Thursday, September 28, 2006

103. Shivkumar Sharma, Brijbushan Kabra and Hariprasad Chaurasia - Call Of The Valley (1967)

Track Listing

1. Ahir Bhairav/Nat Bhairav
2. Rag Piloo
3. Bhoop
4. Rag Des
5. Rag Pahadi


So we are in 1967, for the last couple of years there has been a marked obsession for all things indian in pop albums. This starts with the Beatles but the Byrds and even the more conservative Kinks got on the bandwagon. It is therefore only natural that attentions turned to the origins of these obsessions. Call of the Valley is really a different album from most of those which have been reviewed here.

I have always been a big fan of Indian classical music, from Ravi Shankar's collaborations with Phillip Glass and Yehudi Menuhin to traditional Qawwali. In fact I wrote my undergraduate dissertation on Indian Sufi Music, mainly Qawwali. So I have developed a taste for this. But even if you haven't this is a great album to start. It is quite accessible and beautifully performed.

There will be other albums of this type of music coming up here and unlike some of the choices on Brazilian music which I find quite innapropriate, the Indian selection is actually quite good.

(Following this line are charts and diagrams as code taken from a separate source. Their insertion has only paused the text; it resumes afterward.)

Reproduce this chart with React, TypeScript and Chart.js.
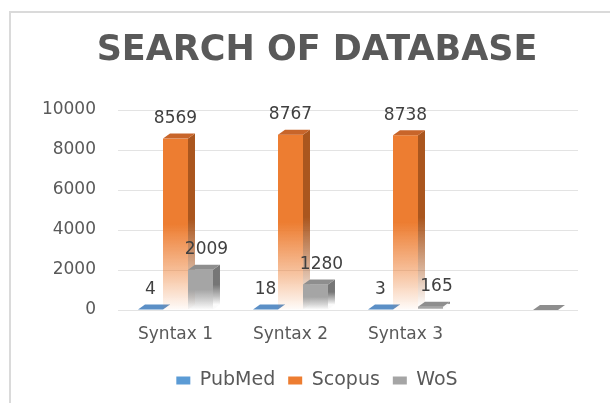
import React, { useEffect, useRef } from 'react';
import { Chart, registerables } from 'chart.js';

Chart.register(...registerables);

const categories = ['Syntax 1', 'Syntax 2', 'Syntax 3', ''];
const seriesNames = ['PubMed', 'Scopus', 'WoS'];
const pubmedValues = [4, 18, 3, null];
const scopusValues = [8569, 8767, 8738, null];
const wosValues = [2009, 1280, 165, 0];
const yMin = 0;
const yMax = 10000;
const yStep = 2000;
const titleText = 'SEARCH OF DATABASE';

const FRONT_RGB = [
  [91, 155, 213],
  [237, 125, 49],
  [165, 165, 165],
];
const SIDE_RGB = [
  [65, 113, 156],
  [170, 86, 30],
  [118, 118, 118],
];
const TOP_COLOR = ['#5B8FC6', '#C8652A', '#8E8E8E'];
const LABEL_DX = [0, 0, 6];
const DEPTH_X = 7;
const DEPTH_Y = 5;
const FONT = 'DejaVu Sans';

function rgba(c: number[], a: number) {
  return `rgba(${c[0]},${c[1]},${c[2]},${a})`;
}

function fadeGradient(ctx: CanvasRenderingContext2D, top: number, bottom: number, c: number[]) {
  const g = ctx.createLinearGradient(0, top, 0, bottom);
  g.addColorStop(0, rgba(c, 1));
  g.addColorStop(0.5, rgba(c, 1));
  g.addColorStop(0.8, rgba(c, 0.45));
  g.addColorStop(1, rgba(c, 0.03));
  return g;
}

const bars3d = {
  id: 'bars3d',
  beforeDatasetDraw() {
    return false;
  },
  afterDatasetsDraw(chart: any) {
    const ctx: CanvasRenderingContext2D = chart.ctx;
    const n = chart.data.labels.length;
    const labels: { text: string; x: number; y: number }[] = [];
    ctx.save();
    for (let i = 0; i < n; i++) {
      chart.data.datasets.forEach((ds: any, d: number) => {
        const v = ds.data[i];
        if (v == null) return;
        const meta = chart.getDatasetMeta(d);
        const el = meta.data[i];
        if (!el) return;
        const p = el.getProps(['x', 'y', 'base', 'width'], true);
        const left = p.x - p.width / 2;
        const right = p.x + p.width / 2;
        const top = Math.min(p.y, p.base);
        const bottom = Math.max(p.y, p.base);
        const h = Math.max(bottom - top, 0.01);
        // side face
        ctx.beginPath();
        ctx.moveTo(right, bottom);
        ctx.lineTo(right + DEPTH_X, bottom - DEPTH_Y);
        ctx.lineTo(right + DEPTH_X, top - DEPTH_Y);
        ctx.lineTo(right, top);
        ctx.closePath();
        ctx.fillStyle = fadeGradient(ctx, top - DEPTH_Y, top - DEPTH_Y + h, SIDE_RGB[d]);
        ctx.fill();
        // front face
        if (bottom - top > 0.5) {
          ctx.fillStyle = fadeGradient(ctx, top, bottom, FRONT_RGB[d]);
          ctx.fillRect(left, top, right - left, bottom - top);
        }
        // top face
        ctx.beginPath();
        ctx.moveTo(left, top);
        ctx.lineTo(left + DEPTH_X, top - DEPTH_Y);
        ctx.lineTo(right + DEPTH_X, top - DEPTH_Y);
        ctx.lineTo(right, top);
        ctx.closePath();
        ctx.fillStyle = TOP_COLOR[d];
        ctx.fill();
        if (v !== 0) {
          labels.push({ text: String(v), x: p.x + LABEL_DX[d], y: top - 20 });
        }
      });
    }
    ctx.font = `17px "${FONT}"`;
    ctx.fillStyle = '#404040';
    ctx.textAlign = 'center';
    ctx.textBaseline = 'middle';
    labels.forEach((l) => ctx.fillText(l.text, l.x, l.y));
    ctx.restore();
  },
};

export default function App() {
  const ref = useRef<HTMLCanvasElement>(null);
  useEffect(() => {
    if (!ref.current) return;
    const chart = new Chart(ref.current, {
      type: 'bar',
      data: {
        labels: categories,
        datasets: [
          { label: seriesNames[0], data: pubmedValues, backgroundColor: '#5B9BD5', borderWidth: 0 },
          { label: seriesNames[1], data: scopusValues, backgroundColor: '#ED7D31', borderWidth: 0 },
          { label: seriesNames[2], data: wosValues, backgroundColor: '#A5A5A5', borderWidth: 0 },
        ],
      },
      options: {
        animation: false,
        responsive: false,
        devicePixelRatio: 1,
        layout: { padding: { left: 40, right: 16, top: 0, bottom: 3 } },
        datasets: { bar: { categoryPercentage: 0.652, barPercentage: 1 } },
        plugins: {
          title: {
            display: true,
            text: titleText,
            color: '#595959',
            font: { family: FONT, size: 35, weight: 'bold' },
            padding: { top: 30, bottom: 38 },
          },
          legend: {
            position: 'bottom',
            labels: {
              boxWidth: 14,
              boxHeight: 8,
              padding: 13,
              color: '#595959',
              font: { family: FONT, size: 19 },
            },
          },
          tooltip: { enabled: false },
        },
        scales: {
          x: {
            grid: { display: false },
            border: { display: false },
            ticks: { color: '#595959', font: { family: FONT, size: 17 }, padding: 6 },
            afterFit: (s: any) => {
              s.height = 48;
            },
          },
          y: {
            min: yMin,
            max: yMax,
            ticks: {
              stepSize: yStep,
              color: '#595959',
              font: { family: FONT, size: 17 },
              padding: 22,
              callback: (v: any) => String(v),
            },
            grid: { color: '#E3E3E3', drawTicks: false },
            border: { display: false },
            afterFit: (s: any) => {
              s.width = 78;
            },
          },
          yRight: {
            position: 'right',
            min: yMin,
            max: yMax,
            display: true,
            grid: { display: false, drawTicks: false },
            border: { display: false },
            ticks: { display: false },
            afterFit: (s: any) => {
              s.width = 16;
            },
          },
        },
      },
      plugins: [bars3d],
    } as any);
    return () => chart.destroy();
  }, []);

  return (
    <div style={{ position: 'fixed', left: 0, top: 0, width: 610, height: 403, background: '#fff' }}>
      <div
        style={{
          position: 'absolute',
          left: 9,
          top: 11,
          width: 601,
          height: 392,
          borderLeft: '2px solid #DADADA',
          borderTop: '2px solid #DADADA',
          boxSizing: 'border-box',
        }}
      />
      <canvas ref={ref} width={610} height={403} style={{ position: 'absolute', left: 0, top: 0 }} />
    </div>
  );
}
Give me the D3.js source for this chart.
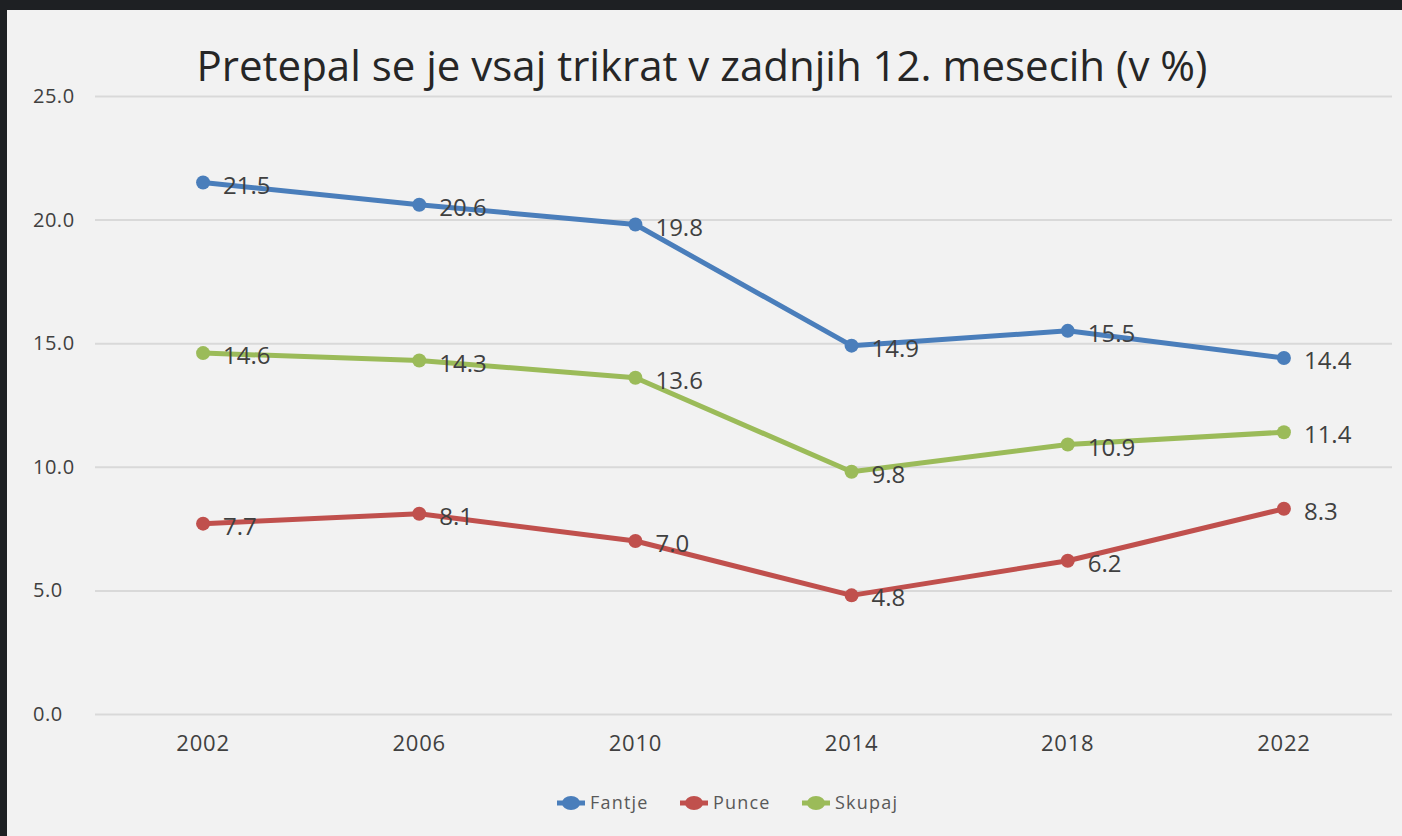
<!DOCTYPE html>
<html lang="sl">
<head>
  <meta charset="UTF-8">
  <title>Pretepal se je vsaj trikrat</title>
  <style>
    html, body { margin: 0; padding: 0; background: #1e2023; }
    svg { display: block; }
  </style>
</head>
<body>
  <div id="chart"></div>
  <script src="https://cdn.jsdelivr.net/npm/d3@7"></script>
  <script>
    const years = ['2002', '2006', '2010', '2014', '2018', '2022']
    const fantje = [21.5, 20.6, 19.8, 14.9, 15.5, 14.4]
    const punce = [7.7, 8.1, 7.0, 4.8, 6.2, 8.3]
    const skupaj = [14.6, 14.3, 13.6, 9.8, 10.9, 11.4]
    const yTicks = [0, 5, 10, 15, 20, 25]
    const seriesNames = ['Fantje', 'Punce', 'Skupaj']

    const width = 1402
    const height = 836
    const font = "'Open Sans', 'Noto Sans', sans-serif"
    const colors = { Fantje: '#4a7ebb', Punce: '#c0504d', Skupaj: '#9bbb59' }
    const series = [
      { name: 'Fantje', values: fantje },
      { name: 'Punce', values: punce },
      { name: 'Skupaj', values: skupaj }
    ]

    const svg = d3.select('#chart').append('svg').attr('width', width).attr('height', height)

    // light chart panel
    svg.append('rect').attr('x', 7).attr('y', 10).attr('width', width - 7).attr('height', height - 10).attr('fill', '#f2f2f2')

    const plot = { left: 95, right: 1392, top: 96, bottom: 714 }

    const xScale = d3.scaleBand().domain(years).range([plot.left, plot.right])
    const yScale = d3.scaleLinear().domain([0, 25]).range([plot.bottom, plot.top])
    const cx = d => xScale(d) + xScale.bandwidth() / 2

    svg.append('text')
      .attr('x', 702).attr('y', 81)
      .attr('text-anchor', 'middle')
      .attr('font-family', font).attr('font-size', 42)
      .attr('fill', '#262626')
      .text('Pretepal se je vsaj trikrat v zadnjih 12. mesecih (v %)')

    // gridlines + y labels (labels left aligned like the original)
    const yAxis = d3.axisLeft(yScale).tickValues(yTicks).tickSize(-(plot.right - plot.left)).tickPadding(0)
      .tickFormat(d3.format('.1f'))
    const gY = svg.append('g').attr('transform', `translate(${plot.left},0)`).call(yAxis)
    gY.select('.domain').remove()
    gY.selectAll('.tick line').attr('stroke', '#d9d9d9').attr('stroke-width', 2)
    gY.selectAll('.tick text')
      .attr('x', 33 - plot.left).attr('text-anchor', 'start')
      .attr('font-family', font).attr('font-size', 20).attr('letter-spacing', 0.5).attr('fill', '#404040')

    const xAxis = d3.axisBottom(xScale).tickSize(0).tickPadding(21)
    const gX = svg.append('g').attr('transform', `translate(0,${plot.bottom})`).call(xAxis)
    gX.select('.domain').remove()
    gX.selectAll('.tick text').attr('font-family', font).attr('font-size', 22).attr('letter-spacing', 0.8).attr('fill', '#404040')

    const line = d3.line().x((d, i) => cx(years[i])).y(d => yScale(d))

    series.forEach(s => {
      const g = svg.append('g')
      g.append('path').datum(s.values).attr('d', line)
        .attr('fill', 'none').attr('stroke', colors[s.name]).attr('stroke-width', 5).attr('stroke-linejoin', 'round')
      g.selectAll('circle').data(s.values).enter().append('circle')
        .attr('cx', (d, i) => cx(years[i])).attr('cy', d => yScale(d)).attr('r', 7)
        .attr('fill', colors[s.name])
      g.selectAll('text').data(s.values).enter().append('text')
        .attr('x', (d, i) => cx(years[i]) + 20).attr('y', d => yScale(d) + 11)
        .attr('font-family', font).attr('font-size', 24).attr('fill', '#404040')
        .text(d => d3.format('.1f')(d))
    })

    // legend
    const legendX = [571, 694, 816]
    const legend = svg.append('g').selectAll('g').data(seriesNames).enter().append('g')
      .attr('transform', (d, i) => `translate(${legendX[i]},803)`)
    legend.append('line').attr('x1', -14).attr('x2', 14).attr('stroke', d => colors[d]).attr('stroke-width', 5)
    legend.append('ellipse').attr('rx', 9).attr('ry', 7).attr('fill', d => colors[d])
    legend.append('text').attr('x', 19).attr('y', 6)
      .attr('font-family', font).attr('font-size', 18).attr('letter-spacing', 1.2).attr('fill', '#595959')
      .text(d => d)
  </script>
</body>
</html>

This album has an amazing energy tempered by a quite plaintive sound, while the rythmic tabla drums give it a sweltering energy, the santoor and flute bring it back down to a dream-like quality. It is not hard to imagine the same hippies getting high on Jefferson Airplane and then switching to this. It really has that kind of universal quality to it, it is very easy to relate to it although it is performed in a quite alien form. But no more alien than what people were experimenting with in the West in the 60's. Stream it from Napster or buy it from Amazon UK or US.

Track Highlights

It is quite pointless to highlight 4 out of 5 tracks... and it is consistently good, so just listen to it.

Final Grade



From Wikipedia:

The santoor is a trapezoid-shaped hammered dulcimer often made of walnut, with seventy strings. The special-shaped mallets (mezrab) are lightweight and are held between the index and middle fingers. A typical santoor has two sets of bridges, providing a range of three octaves.

The santoor is a hammered dulcimer, derived from the Persian santur (which is believed to be the first instrument of its type), and related to similar instruments in Iraq, Pakistan, Turkey, and other parts of Central Asia.

The Indian santoor is more rectangular and can have more strings than the original Persian counterpart, which generally has 72 strings. The santoor as used in Indian classical musician is played with a pair of curved mallets made of walnut wood and the resultant melodies are similar to the music of the harp, harpsichord or piano. The sound chamber is also made of walnut wood and the bridges are made of local wood and painted dark like ebony. The strings are made of steel from Germany and England.

Notable santoor players of the twentieth century include and Pandit Shivkumar Sharma, Pandit Bhajan Sopori, and Kiranpal Singh.

The younger generation of santoor players include Rahul Sharma and Abhay Rustum Sopori, Saurav Chatterjee, and many other prominent names like Kakan Ghosal, Versha Aggarwal, Roshan Ali, and Sandip Chatterjee.